▶ [Work instructions]: Write out the records word for word, with no pictures.

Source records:
===

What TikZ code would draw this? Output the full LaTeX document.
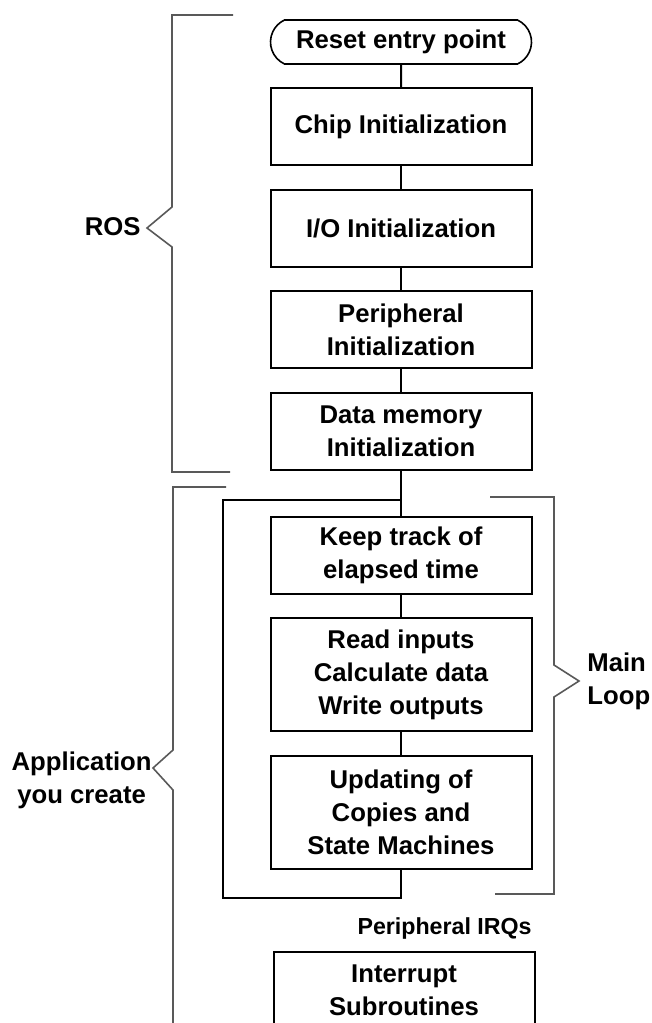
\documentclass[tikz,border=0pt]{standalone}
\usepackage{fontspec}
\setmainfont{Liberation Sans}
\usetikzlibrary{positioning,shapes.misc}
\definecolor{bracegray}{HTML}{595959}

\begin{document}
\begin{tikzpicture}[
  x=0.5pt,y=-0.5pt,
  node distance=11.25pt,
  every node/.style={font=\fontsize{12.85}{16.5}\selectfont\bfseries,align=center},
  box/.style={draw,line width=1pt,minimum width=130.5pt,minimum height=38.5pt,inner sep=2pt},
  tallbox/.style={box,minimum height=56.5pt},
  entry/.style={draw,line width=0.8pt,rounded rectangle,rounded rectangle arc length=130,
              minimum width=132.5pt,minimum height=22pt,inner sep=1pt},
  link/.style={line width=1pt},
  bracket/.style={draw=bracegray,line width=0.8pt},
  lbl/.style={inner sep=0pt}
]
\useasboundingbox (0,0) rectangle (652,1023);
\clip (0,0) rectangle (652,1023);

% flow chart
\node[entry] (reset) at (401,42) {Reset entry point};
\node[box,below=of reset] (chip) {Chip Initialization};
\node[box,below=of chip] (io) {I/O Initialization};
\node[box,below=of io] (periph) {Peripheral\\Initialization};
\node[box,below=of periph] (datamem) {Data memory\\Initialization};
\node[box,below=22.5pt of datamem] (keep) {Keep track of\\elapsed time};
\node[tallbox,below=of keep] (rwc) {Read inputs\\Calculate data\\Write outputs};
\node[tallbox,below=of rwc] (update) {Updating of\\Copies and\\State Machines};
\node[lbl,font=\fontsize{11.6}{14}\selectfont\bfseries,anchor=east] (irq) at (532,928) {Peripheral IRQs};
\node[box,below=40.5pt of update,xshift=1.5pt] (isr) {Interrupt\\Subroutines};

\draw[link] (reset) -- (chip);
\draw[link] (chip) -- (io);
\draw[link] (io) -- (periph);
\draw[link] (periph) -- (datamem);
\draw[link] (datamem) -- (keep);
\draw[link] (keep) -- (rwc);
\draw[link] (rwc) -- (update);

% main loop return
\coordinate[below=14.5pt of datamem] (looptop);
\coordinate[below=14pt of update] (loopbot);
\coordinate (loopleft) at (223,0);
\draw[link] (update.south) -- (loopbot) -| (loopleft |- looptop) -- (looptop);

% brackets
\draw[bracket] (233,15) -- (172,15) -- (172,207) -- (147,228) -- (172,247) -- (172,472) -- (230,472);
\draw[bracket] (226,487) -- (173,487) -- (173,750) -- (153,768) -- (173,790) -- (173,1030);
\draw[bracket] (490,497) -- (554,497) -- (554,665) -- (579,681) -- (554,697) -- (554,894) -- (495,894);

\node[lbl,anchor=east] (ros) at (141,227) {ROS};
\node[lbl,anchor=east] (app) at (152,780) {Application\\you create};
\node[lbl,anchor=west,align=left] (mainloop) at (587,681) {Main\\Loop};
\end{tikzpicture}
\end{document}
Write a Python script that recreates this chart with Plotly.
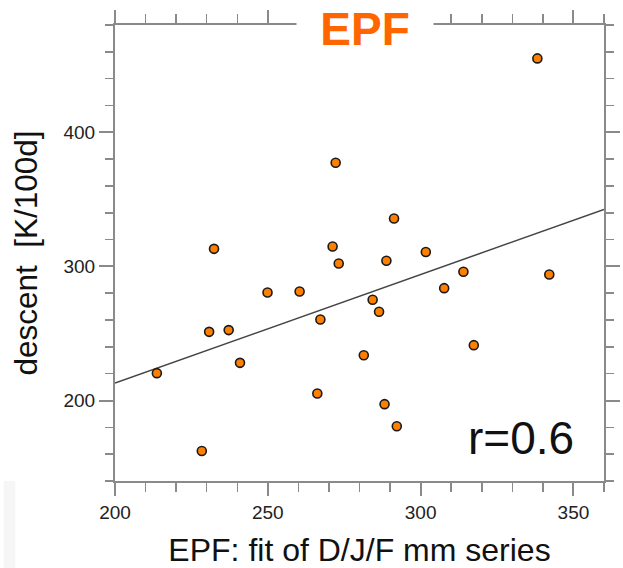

===

▶ [Result of the task]:
What TikZ code would draw this? Output the full LaTeX document.
\documentclass[tikz,border=0pt]{standalone}
\usepackage{fontspec}
\setmainfont{Liberation Sans}
\usetikzlibrary{positioning,shapes.misc}
\definecolor{bracegray}{HTML}{595959}

\begin{document}
\begin{tikzpicture}[
  x=0.5pt,y=-0.5pt,
  node distance=11.25pt,
  every node/.style={font=\fontsize{12.85}{16.5}\selectfont\bfseries,align=center},
  box/.style={draw,line width=1pt,minimum width=130.5pt,minimum height=38.5pt,inner sep=2pt},
  tallbox/.style={box,minimum height=56.5pt},
  entry/.style={draw,line width=0.8pt,rounded rectangle,rounded rectangle arc length=130,
              minimum width=132.5pt,minimum height=22pt,inner sep=1pt},
  link/.style={line width=1pt},
  bracket/.style={draw=bracegray,line width=0.8pt},
  lbl/.style={inner sep=0pt}
]
\useasboundingbox (0,0) rectangle (652,1023);
\clip (0,0) rectangle (652,1023);

% flow chart
\node[entry] (reset) at (401,42) {Reset entry point};
\node[box,below=of reset] (chip) {Chip Initialization};
\node[box,below=of chip] (io) {I/O Initialization};
\node[box,below=of io] (periph) {Peripheral\\Initialization};
\node[box,below=of periph] (datamem) {Data memory\\Initialization};
\node[box,below=22.5pt of datamem] (keep) {Keep track of\\elapsed time};
\node[tallbox,below=of keep] (rwc) {Read inputs\\Calculate data\\Write outputs};
\node[tallbox,below=of rwc] (update) {Updating of\\Copies and\\State Machines};
\node[lbl,font=\fontsize{11.6}{14}\selectfont\bfseries,anchor=east] (irq) at (532,928) {Peripheral IRQs};
\node[box,below=40.5pt of update,xshift=1.5pt] (isr) {Interrupt\\Subroutines};

\draw[link] (reset) -- (chip);
\draw[link] (chip) -- (io);
\draw[link] (io) -- (periph);
\draw[link] (periph) -- (datamem);
\draw[link] (datamem) -- (keep);
\draw[link] (keep) -- (rwc);
\draw[link] (rwc) -- (update);

% main loop return
\coordinate[below=14.5pt of datamem] (looptop);
\coordinate[below=14pt of update] (loopbot);
\coordinate (loopleft) at (223,0);
\draw[link] (update.south) -- (loopbot) -| (loopleft |- looptop) -- (looptop);

% brackets
\draw[bracket] (233,15) -- (172,15) -- (172,207) -- (147,228) -- (172,247) -- (172,472) -- (230,472);
\draw[bracket] (226,487) -- (173,487) -- (173,750) -- (153,768) -- (173,790) -- (173,1030);
\draw[bracket] (490,497) -- (554,497) -- (554,665) -- (579,681) -- (554,697) -- (554,894) -- (495,894);

\node[lbl,anchor=east] (ros) at (141,227) {ROS};
\node[lbl,anchor=east] (app) at (152,780) {Application\\you create};
\node[lbl,anchor=west,align=left] (mainloop) at (587,681) {Main\\Loop};
\end{tikzpicture}
\end{document}
Write a Python script that recreates this chart with Plotly.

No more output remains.